2014年10月16日
みかんハウスも竣工まで秒読み段階に入りました。
設計を担当したStudio PRANAの林 美樹が、みかんハウスの建物の特徴を4回シリーズでお話しいたします。
まず、みかんハウスは木造2階建てのちょっと大きな「家」です。
世の中の集合住宅で木造は少なくなりました。木造のアパートというと、「木賃」と呼ばれ、良く言えば懐かしい、悪く言えばちょっと貧しいイメージがつきまといます。しかし、一戸建ての住宅は、現在ももちろん工法はいろいろあっても木造が主流です。やはり日本の風土にあった住まいとしては、木の家が一番なのではないでしょうか?
私の事務所では、その中でも伝統的な職人さんの技術を活かした木組みの家の設計をしています。最近では、健康や環境への影響やその優れた性能から見直されつつある、土壁の家も多く手がけています。

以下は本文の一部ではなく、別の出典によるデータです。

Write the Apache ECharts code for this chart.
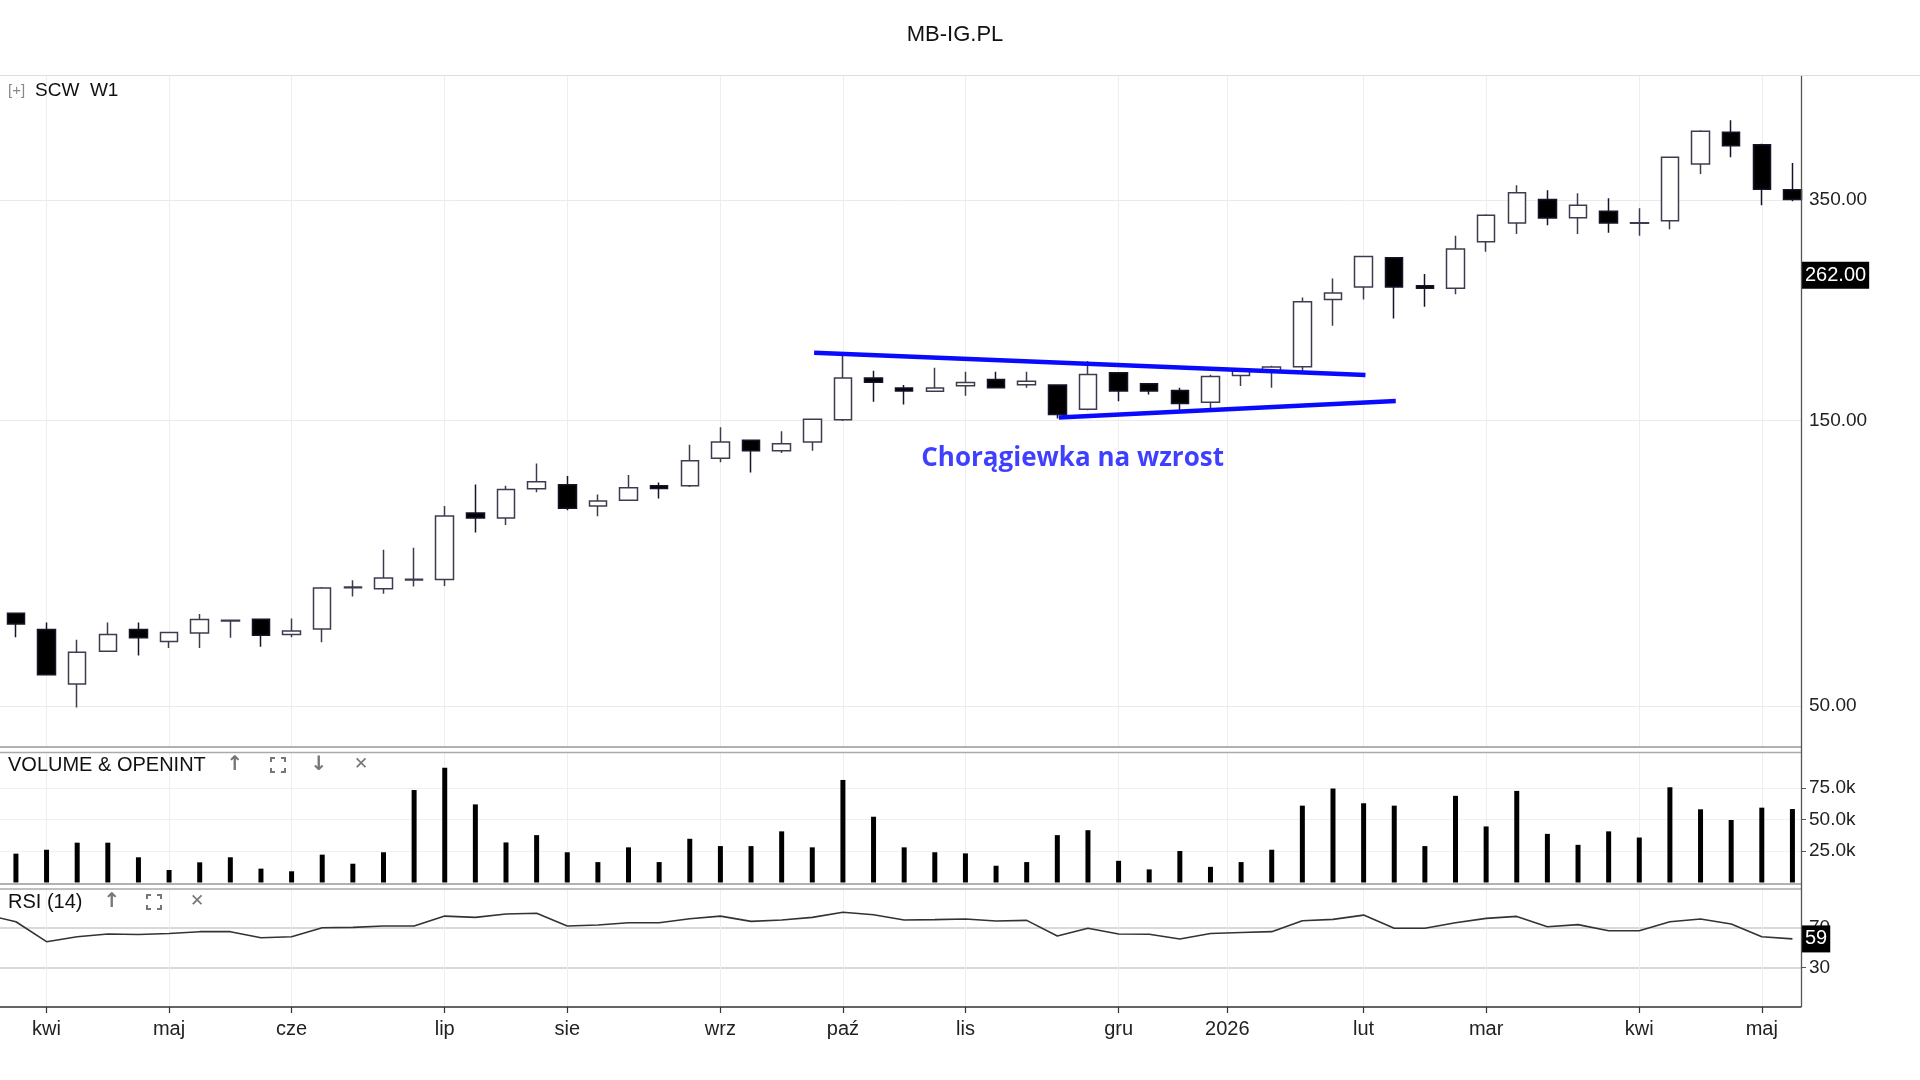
<!DOCTYPE html>
<html><head><meta charset="utf-8">
<script src="https://cdn.jsdelivr.net/npm/echarts@6/dist/echarts.min.js"></script>
<style>html,body{margin:0;padding:0;background:#fff}#c{width:1920px;height:1080px}</style>
</head><body><div id="c"></div><script>
// ---- data (weekly bars, MB-IG.PL / SCW W1) ----
const weeks = ['2025-03-24','2025-03-31','2025-04-07','2025-04-14','2025-04-21','2025-04-28','2025-05-05','2025-05-12','2025-05-19','2025-05-26',
'2025-06-02','2025-06-09','2025-06-16','2025-06-23','2025-06-30','2025-07-07','2025-07-14','2025-07-21','2025-07-28','2025-08-04',
'2025-08-11','2025-08-18','2025-08-25','2025-09-01','2025-09-08','2025-09-15','2025-09-22','2025-09-29','2025-10-06','2025-10-13',
'2025-10-20','2025-10-27','2025-11-03','2025-11-10','2025-11-17','2025-11-24','2025-12-01','2025-12-08','2025-12-15','2025-12-22',
'2025-12-29','2026-01-05','2026-01-12','2026-01-19','2026-01-26','2026-02-02','2026-02-09','2026-02-16','2026-02-23','2026-03-02',
'2026-03-09','2026-03-16','2026-03-23','2026-03-30','2026-04-06','2026-04-13','2026-04-20','2026-04-27','2026-05-04'];
const opens  = [71.4,67.1,54.4,61.7,67.1,64.1,66.2,69.3,69.8,65.8, 67.2,78.8,78.5,81.2,81.3,105.0,103.0,115.3,117.1,107.9,
 110.3,116.6,116.6,129.6,138.9,133.4,138.0,150.4,176.6,169.8, 167.8,171.3,175.5,172.0,171.8,156.6,180.1,172.7,168.3,160.8,
 178.2,180.5,184.3,238.8,250.6,280.3,251.8,249.4,298.1,320.4, 350.6,327.0,335.1,320.0,323.2,402.1,454.3,433.1,364.3];
const highs  = [71.6,68.9,64.5,68.9,68.9,66.3,71.2,69.6,69.8,70.0, 79.0,81.1,91.2,91.9,107.9,117.2,116.6,127.0,121.1,112.8,
 121.6,118.1,136.6,146.0,139.3,143.9,150.8,193.3,181.5,171.8, 183.7,180.8,180.8,180.8,172.0,188.4,180.5,173.0,170.0,178.7,
 181.8,185.1,240.5,258.9,282.0,280.8,263.3,305.1,331.5,370.4, 363.3,359.1,352.3,339.0,413.0,457.9,475.8,434.8,403.6];
const lows   = [65.1,56.4,49.7,61.7,60.7,62.5,62.5,65.0,62.8,65.1, 63.9,76.2,77.0,79.2,79.3,97.4,100.3,113.7,106.1,103.7,
 110.3,111.0,116.1,127.7,122.7,132.3,133.4,149.6,161.1,159.4, 167.6,164.8,169.8,170.0,151.0,156.0,161.5,165.7,155.0,157.0,
 171.2,170.0,181.6,215.8,238.8,222.0,232.1,243.7,286.8,307.1, 317.6,307.1,308.6,305.1,312.7,386.9,412.6,343.0,348.3];
const closes = [68.5,56.4,61.5,65.8,65.0,66.3,69.7,69.5,65.6,66.7, 78.7,79.0,81.8,81.4,103.8,103.0,115.0,118.4,107.0,110.0,
 115.7,115.4,128.4,138.0,133.4,137.1,150.6,176.6,173.7,167.9, 169.8,173.5,170.0,174.3,153.4,179.0,167.9,167.9,160.0,177.6,
 181.3,184.1,236.8,244.9,281.8,250.4,249.4,289.8,330.0,359.9, 326.6,343.0,320.4,320.6,412.6,456.1,431.4,364.8,350.9];
const volumes = [22900,26000,31600,31600,20000,9900,16000,20000,11000,8900, 22100,14900,24000,73400,91100,62000,31800,37600,24000,16200,
 27900,16200,34700,28900,28900,40600,27900,81400,52200,27900, 24000,23100,13300,16200,37600,41500,17200,10400,25000,12400,
 16200,26000,61000,74600,62900,61000,28900,68800,44500,72700, 38600,29900,40600,35700,75600,58100,49600,59400,58300];
const rsiBefore = 83.6; // RSI of the week preceding the first visible bar
const rsiValues = [76.3,56.2,61.2,64.0,63.5,64.4,66.3,66.3,60.2,61.2, 70.3,70.6,72.0,72.0,82.0,80.7,84.1,84.8,72.0,73.0,
 75.3,75.3,79.4,82.0,76.7,78.0,80.7,85.8,83.4,78.0, 78.4,79.0,77.0,77.7,61.9,69.7,64.0,63.7,59.0,64.4,
 65.4,66.3,77.3,78.7,83.0,69.7,69.7,75.3,79.7,81.7, 71.3,73.4,67.3,67.3,76.3,79.0,74.0,61.2,59.0];
const monthTickPos = [1,5,9,14,18,23,27,31,36,39.55,44,48,53,57];
const monthTickLabels = ['kwi','maj','cze','lip','sie','wrz','paź','lis','gru','2026','lut','mar','kwi','maj'];
const priceTicks = [50,150,350];
const lastPriceTag = 262;
const volumeTicks = [25000,50000,75000];
const rsiTicks = [30,70];
const flagUpper = [[26.06,194.5],[44.06,178.5]];
const flagLower = [[34.05,151.6],[45.05,161.6]];
const flagLabel = {text:'Chorągiewka na wzrost', at:[34.5,129.6]};

// ---- chart ----
const FONT = '"Liberation Sans", Arial, sans-serif';
const X_MIN = -0.52, X_MAX = 58.28;
const chart = echarts.init(document.getElementById('c'), null, {renderer:'canvas'});

function nearestLabel(v){let k=0,b=1e9;monthTickPos.forEach((p,j)=>{const d=Math.abs(p-v);if(d<b){b=d;k=j;}});return monthTickLabels[k];}
function xAxisFor(gi, show){
  return {type:'value', gridIndex:gi, min:X_MIN, max:X_MAX,
    axisLine:{show:show, onZero:false, lineStyle:{color:'#333', width:1.5}},
    axisTick:{show:show, customValues:monthTickPos, length:6, lineStyle:{color:'#333', width:1.2}},
    axisLabel:{show:show, customValues:monthTickPos, formatter:nearestLabel, fontSize:20, color:'#222', margin:12, fontFamily:FONT},
    splitLine:{show:true, lineStyle:{color:'#eeeeee', width:1}}};
}
const G = [
  {left:0, top:76, width:1801, height:671},
  {left:0, top:753, width:1801, height:131},
  {left:0, top:889, width:1801, height:118}
];
function hline(y,color,w){return {type:'line', shape:{x1:0,y1:y,x2:1801,y2:y}, style:{stroke:color, lineWidth:w}, z:50};}
function bracketIcon(cx,cy){
  const s=7, c=4, out=[];
  [[-1,-1],[1,-1],[-1,1],[1,1]].forEach(([dx,dy])=>{
    out.push({type:'polyline', shape:{points:[[cx+dx*s, cy+dy*s-dy*c],[cx+dx*s, cy+dy*s],[cx+dx*s-dx*c, cy+dy*s]]}, style:{stroke:'#777', lineWidth:2, fill:null}, z:50});
  });
  return out;
}
function txt(x,y,t,size,color,extra){return Object.assign({type:'text', x:x, y:y, style:{text:t, fontSize:size, fill:color, fontFamily:FONT, textVerticalAlign:'middle'}, z:50}, extra||{});}
function icon(x,y,t,size,bold){return {type:'text', x:x, y:y, style:{text:t, fontSize:size, fill:'#777', fontFamily:'"DejaVu Sans", sans-serif', fontWeight:bold?'bold':'normal', textAlign:'center', textVerticalAlign:'middle'}, z:50};}

const graphics = [
  {type:'text', x:955, y:35, style:{text:'MB-IG.PL', fontSize:22, fill:'#111', fontFamily:FONT, textAlign:'center', textVerticalAlign:'middle'}, z:50},
  {type:'line', shape:{x1:0,y1:75.5,x2:1920,y2:75.5}, style:{stroke:'#dddddd', lineWidth:1.2}, z:50},
  txt(8,91,'[+]',15,'#888'),
  txt(35,91,'SCW  W1',19,'#111'),
  hline(747,'#666',1.2), hline(752.5,'#aaa',1.5),
  hline(884,'#666',1.2), hline(889,'#aaa',1.5),
  {type:'line', shape:{x1:1801.5,y1:76,x2:1801.5,y2:1007}, style:{stroke:'#555', lineWidth:1.3}, z:50},
  txt(8,765,'VOLUME & OPENINT',20,'#111'),
  icon(235,765,'↑',20,true), ...bracketIcon(278,765), icon(319,765,'↓',20,true), icon(361,765,'✕',17,false),
  txt(8,902,'RSI (14)',20,'#111'),
  icon(112,902,'↑',20,true), ...bracketIcon(154,902), icon(197,902,'✕',17,false)
];

const hidden = {color:'rgba(0,0,0,0)', width:0};
const tagLabel = (text)=>({show:true, position:'end', distance:1, backgroundColor:'#000', color:'#fff', fontSize:20, fontFamily:FONT, padding:[4,3,3,3], formatter:text});

const option = {
  animation:false,
  backgroundColor:'#fff',
  grid:G,
  xAxis:[xAxisFor(0,false), xAxisFor(1,false), xAxisFor(2,true)],
  yAxis:[
    {type:'log', logBase:10, gridIndex:0, min:42.7, max:564, position:'right',
     axisLine:{show:false, onZero:false}, axisTick:{show:false}, axisLabel:{show:false}, splitLine:{show:false}},
    {type:'value', gridIndex:1, min:-1200, max:102800, position:'right',
     axisLine:{show:false, onZero:false}, axisTick:{show:true, customValues:volumeTicks, length:5, lineStyle:{color:'#555'}},
     axisLabel:{customValues:volumeTicks, formatter:v=>(v/1000).toFixed(1)+'k', fontSize:19, color:'#222', margin:8, fontFamily:FONT},
     splitLine:{show:true, lineStyle:{color:'#f0f0f0', width:1}}},
    {type:'value', gridIndex:2, min:-9.6, max:109.3, position:'right',
     axisLine:{show:false, onZero:false}, axisTick:{show:true, customValues:rsiTicks, length:5, lineStyle:{color:'#555'}},
     axisLabel:{customValues:rsiTicks, fontSize:19, color:'#222', margin:8, fontFamily:FONT},
     splitLine:{show:true, lineStyle:{color:'#cccccc', width:1.5}}}
  ],
  graphic:graphics,
  series:[
    {type:'candlestick', name:'SCW', xAxisIndex:0, yAxisIndex:0, z:3, barWidth:18,
     data:weeks.map((d,i)=>[i, opens[i], closes[i], lows[i], highs[i]]),
     itemStyle:{color:'#ffffff', color0:'#000000', borderColor:'#3c3c50', borderColor0:'#14142a', borderWidth:1.5},
     markLine:{silent:true, symbol:['none','none'], z:1, animation:false,
       lineStyle:{color:'#eaeaea', width:1, type:'solid'},
       label:{show:true, position:'end', distance:8, formatter:p=>Number(p.value).toFixed(2), fontSize:19, color:'#222', fontFamily:FONT},
       data:priceTicks.map(v=>({yAxis:v}))}},
    {type:'line', name:'last', xAxisIndex:0, yAxisIndex:0, z:6, data:[], symbol:'none',
     markLine:{silent:true, symbol:['none','none'], z:6, animation:false, lineStyle:hidden,
       label:tagLabel(lastPriceTag.toFixed(2)), data:[{yAxis:lastPriceTag}]}},
    {type:'line', name:'flag-top', xAxisIndex:0, yAxisIndex:0, z:4, data:flagUpper, symbol:'none', lineStyle:{color:'#0a0aff', width:4.5}},
    {type:'line', name:'flag-bottom', xAxisIndex:0, yAxisIndex:0, z:4, data:flagLower, symbol:'none', lineStyle:{color:'#0a0aff', width:4.5}},
    {type:'scatter', name:'note', xAxisIndex:0, yAxisIndex:0, z:4, data:[flagLabel.at], symbolSize:1, itemStyle:{color:'rgba(0,0,0,0)'},
     label:{show:true, position:'inside', formatter:flagLabel.text, fontSize:26, fontWeight:'bold', color:'#0f0fff', fontFamily:'"Open Sans", sans-serif'}},
    {type:'bar', name:'Volume', xAxisIndex:1, yAxisIndex:1, barWidth:5, itemStyle:{color:'#000'},
     data:volumes.map((v,i)=>[i,v])},
    {type:'line', name:'RSI', xAxisIndex:2, yAxisIndex:2, symbol:'none', clip:true,
     lineStyle:{color:'#333', width:1.6},
     data:[[-1, rsiBefore], ...rsiValues.map((v,i)=>[i,v])],
     markLine:{silent:true, symbol:['none','none'], z:6, animation:false, lineStyle:hidden,
       label:tagLabel(String(Math.round(rsiValues[rsiValues.length-1]))),
       data:[{yAxis:rsiValues[rsiValues.length-1]}]}}
  ]
};
chart.setOption(option);
</script></body></html>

今回、みかんハウスでも、できるだけ木の良さを活かしたいと思いました。
しかしながら、特定の家族が暮らす一戸建ての住宅と違って、シェアハウスは建築基準法という法律上は「寄宿舎」として建てる必要があり、様々な法的な制約の中で、木造2階建て準耐火建築物という仕様を選択しました。
そのため、柱や梁のような構造部分を、燃えにくいように石膏ボードで包む必要がありました。
しかし、一部は柱や梁を大きくし、燃えても構造的に持ちこたえるようにすることで、現しにしました。折角木の家として建てるのに、それが隠れてしまうというのは、少し残念ではありませんか?
構造材は、国産の杉を使っています。しかも関東近県の山から切り出したものです。建築に使うために植林された針葉樹を適切に使うことは、山や森、そして水の循環といった面でも、環境を維持して行く上で大切なことなのです。
無垢の杉の床は、高温多湿な日本の夏でも、表面はさらりとしています。また熱が比較的伝わりにくい性質があるため、冬は冷たく感じません。
そして何よりも、優しい質感が、インテリアを柔らかく包んでくれます。キッチンやカウンターなども、出来るだけ木質のもので製作しています。
さあ、みかんハウスで皆さんも「木の家」の心地よさをぜひとも体感してみてください。